§ INPUT DATA
·····
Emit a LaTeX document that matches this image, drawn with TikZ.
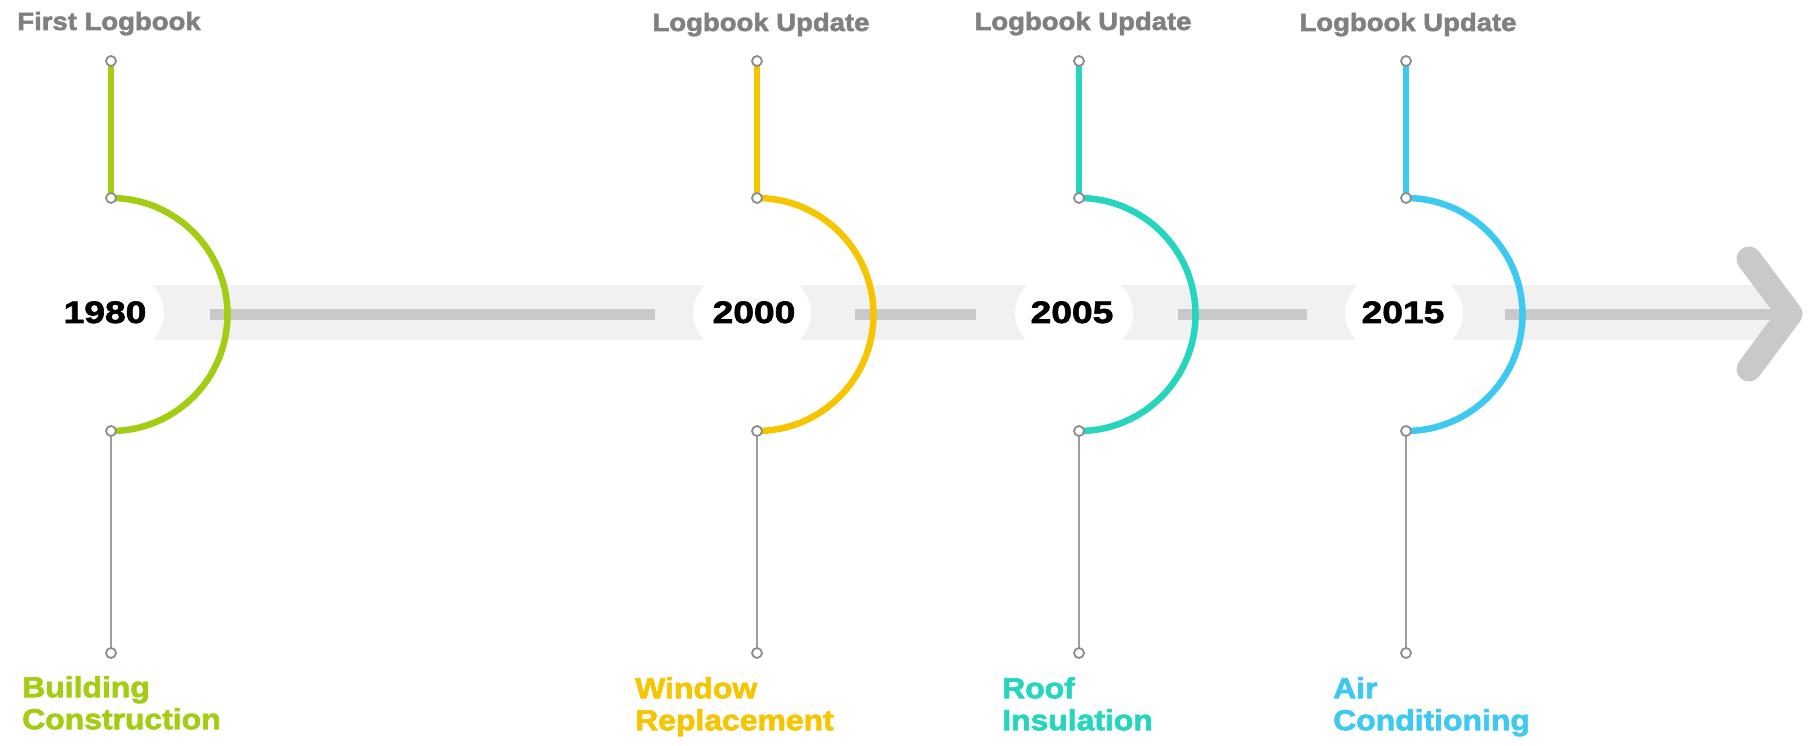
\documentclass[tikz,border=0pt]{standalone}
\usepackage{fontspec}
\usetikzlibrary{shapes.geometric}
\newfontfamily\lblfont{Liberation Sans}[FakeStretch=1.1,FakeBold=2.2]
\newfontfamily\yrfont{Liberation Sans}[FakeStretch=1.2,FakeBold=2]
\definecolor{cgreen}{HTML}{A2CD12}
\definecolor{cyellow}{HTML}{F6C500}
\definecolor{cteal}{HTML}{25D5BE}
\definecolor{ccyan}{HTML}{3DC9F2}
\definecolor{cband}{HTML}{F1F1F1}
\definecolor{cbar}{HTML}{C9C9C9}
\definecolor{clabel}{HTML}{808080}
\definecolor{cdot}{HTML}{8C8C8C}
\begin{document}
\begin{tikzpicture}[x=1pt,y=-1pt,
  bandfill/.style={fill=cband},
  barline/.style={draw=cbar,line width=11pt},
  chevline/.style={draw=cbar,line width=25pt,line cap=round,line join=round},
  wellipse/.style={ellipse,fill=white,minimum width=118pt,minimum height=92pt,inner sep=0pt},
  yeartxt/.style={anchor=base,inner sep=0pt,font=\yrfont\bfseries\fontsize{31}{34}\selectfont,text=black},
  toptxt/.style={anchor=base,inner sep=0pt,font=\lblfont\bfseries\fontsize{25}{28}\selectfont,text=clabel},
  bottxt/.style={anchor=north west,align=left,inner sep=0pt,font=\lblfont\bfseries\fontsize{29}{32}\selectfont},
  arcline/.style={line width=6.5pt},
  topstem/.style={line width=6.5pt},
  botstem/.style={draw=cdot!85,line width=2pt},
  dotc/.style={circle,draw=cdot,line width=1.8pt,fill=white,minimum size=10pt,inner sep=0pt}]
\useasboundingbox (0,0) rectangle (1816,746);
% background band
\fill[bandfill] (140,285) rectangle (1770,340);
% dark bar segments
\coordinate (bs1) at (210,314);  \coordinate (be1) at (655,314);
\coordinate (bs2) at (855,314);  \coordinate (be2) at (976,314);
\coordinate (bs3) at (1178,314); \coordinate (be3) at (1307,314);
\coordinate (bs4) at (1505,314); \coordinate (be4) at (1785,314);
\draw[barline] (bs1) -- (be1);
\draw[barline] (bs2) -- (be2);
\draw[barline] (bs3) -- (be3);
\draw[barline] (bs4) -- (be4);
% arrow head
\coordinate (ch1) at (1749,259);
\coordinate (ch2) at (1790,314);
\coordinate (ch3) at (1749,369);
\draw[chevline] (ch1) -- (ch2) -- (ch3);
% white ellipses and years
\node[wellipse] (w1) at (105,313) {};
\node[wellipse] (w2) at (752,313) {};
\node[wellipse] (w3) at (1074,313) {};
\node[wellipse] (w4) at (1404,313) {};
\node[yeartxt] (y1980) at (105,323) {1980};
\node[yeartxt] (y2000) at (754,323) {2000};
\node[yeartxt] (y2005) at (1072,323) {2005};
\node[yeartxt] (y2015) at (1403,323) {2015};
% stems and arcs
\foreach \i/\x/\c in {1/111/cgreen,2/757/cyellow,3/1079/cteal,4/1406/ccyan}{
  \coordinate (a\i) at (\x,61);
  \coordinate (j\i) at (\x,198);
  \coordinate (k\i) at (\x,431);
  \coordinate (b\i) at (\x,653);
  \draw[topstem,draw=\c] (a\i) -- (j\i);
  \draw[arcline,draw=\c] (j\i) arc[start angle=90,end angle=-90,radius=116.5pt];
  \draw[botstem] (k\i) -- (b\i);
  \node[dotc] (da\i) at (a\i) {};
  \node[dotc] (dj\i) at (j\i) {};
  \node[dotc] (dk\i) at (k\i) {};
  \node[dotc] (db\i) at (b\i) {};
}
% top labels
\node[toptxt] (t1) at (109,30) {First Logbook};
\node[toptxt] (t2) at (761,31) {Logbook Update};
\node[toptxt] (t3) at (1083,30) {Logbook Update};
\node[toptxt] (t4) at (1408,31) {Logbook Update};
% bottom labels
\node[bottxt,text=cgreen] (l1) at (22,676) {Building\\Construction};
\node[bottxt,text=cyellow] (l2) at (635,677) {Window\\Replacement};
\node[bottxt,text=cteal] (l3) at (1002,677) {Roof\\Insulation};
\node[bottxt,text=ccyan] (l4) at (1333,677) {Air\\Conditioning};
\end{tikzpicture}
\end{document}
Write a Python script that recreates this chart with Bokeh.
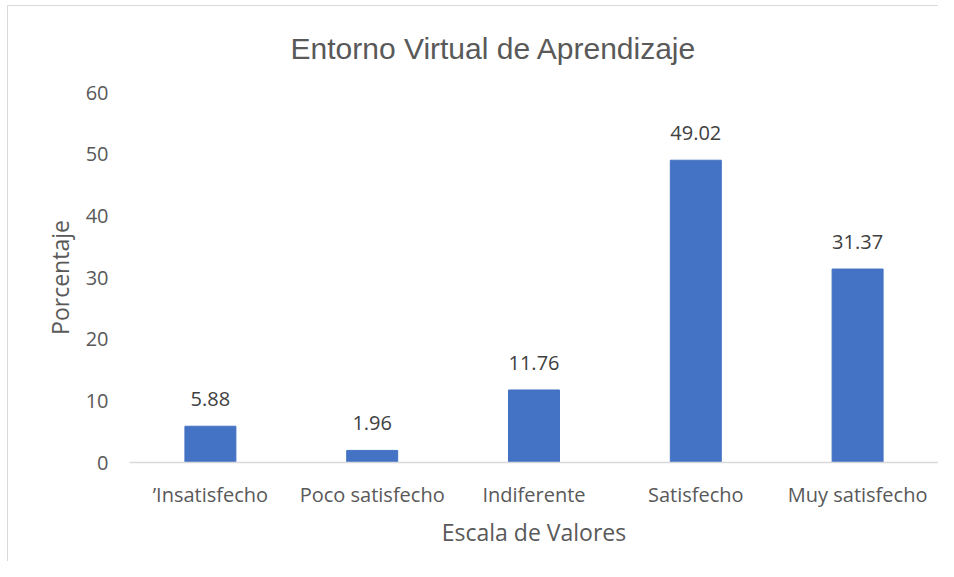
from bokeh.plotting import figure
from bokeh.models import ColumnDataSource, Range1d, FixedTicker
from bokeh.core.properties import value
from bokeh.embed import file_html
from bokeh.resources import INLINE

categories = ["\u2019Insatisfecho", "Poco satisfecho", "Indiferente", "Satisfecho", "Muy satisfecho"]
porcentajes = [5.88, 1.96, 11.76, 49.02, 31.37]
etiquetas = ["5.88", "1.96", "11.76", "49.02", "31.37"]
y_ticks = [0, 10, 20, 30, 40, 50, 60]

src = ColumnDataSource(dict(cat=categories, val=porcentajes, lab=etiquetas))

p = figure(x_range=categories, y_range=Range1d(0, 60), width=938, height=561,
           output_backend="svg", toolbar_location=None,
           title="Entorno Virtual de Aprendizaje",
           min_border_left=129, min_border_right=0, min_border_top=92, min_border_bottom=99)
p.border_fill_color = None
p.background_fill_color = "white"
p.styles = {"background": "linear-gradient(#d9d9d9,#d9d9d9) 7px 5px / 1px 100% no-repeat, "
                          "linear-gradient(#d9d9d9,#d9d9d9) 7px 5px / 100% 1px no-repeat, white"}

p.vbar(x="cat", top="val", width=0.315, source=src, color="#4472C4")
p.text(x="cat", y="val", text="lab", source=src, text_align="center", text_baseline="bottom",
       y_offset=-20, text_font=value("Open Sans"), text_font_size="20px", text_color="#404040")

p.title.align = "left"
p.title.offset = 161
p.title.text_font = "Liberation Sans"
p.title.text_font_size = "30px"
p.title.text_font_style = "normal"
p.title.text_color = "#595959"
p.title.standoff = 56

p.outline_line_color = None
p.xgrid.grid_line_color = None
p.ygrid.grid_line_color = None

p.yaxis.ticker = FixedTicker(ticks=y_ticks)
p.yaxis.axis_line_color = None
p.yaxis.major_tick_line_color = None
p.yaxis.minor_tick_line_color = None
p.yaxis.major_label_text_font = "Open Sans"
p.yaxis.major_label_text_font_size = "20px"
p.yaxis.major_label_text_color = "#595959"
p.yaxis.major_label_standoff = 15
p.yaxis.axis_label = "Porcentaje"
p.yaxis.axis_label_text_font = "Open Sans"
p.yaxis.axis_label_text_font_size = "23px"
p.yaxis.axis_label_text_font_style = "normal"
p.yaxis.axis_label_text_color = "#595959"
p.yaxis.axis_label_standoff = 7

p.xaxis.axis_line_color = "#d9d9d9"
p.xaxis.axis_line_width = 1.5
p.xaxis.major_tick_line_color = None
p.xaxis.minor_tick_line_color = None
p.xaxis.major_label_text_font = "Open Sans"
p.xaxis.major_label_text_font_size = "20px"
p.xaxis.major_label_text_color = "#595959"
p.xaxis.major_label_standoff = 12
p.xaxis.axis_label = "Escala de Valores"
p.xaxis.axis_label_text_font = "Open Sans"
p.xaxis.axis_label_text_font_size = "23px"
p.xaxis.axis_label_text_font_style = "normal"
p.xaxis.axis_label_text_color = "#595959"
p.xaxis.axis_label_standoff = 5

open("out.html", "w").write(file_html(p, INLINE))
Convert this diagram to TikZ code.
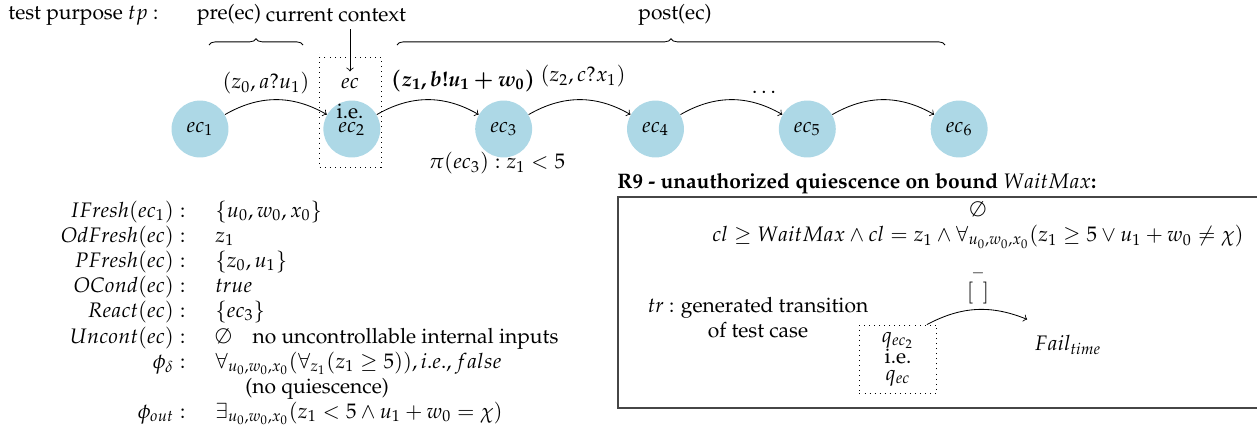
·····
§ GIVEN INSTRUCTION
Identify each line in the records above that contains the word "with", and copy it out in full.

§ FINISHED ANSWER
Emit a LaTeX document that matches this image, drawn with TikZ.
Write a Python script that recreates this chart with Bokeh.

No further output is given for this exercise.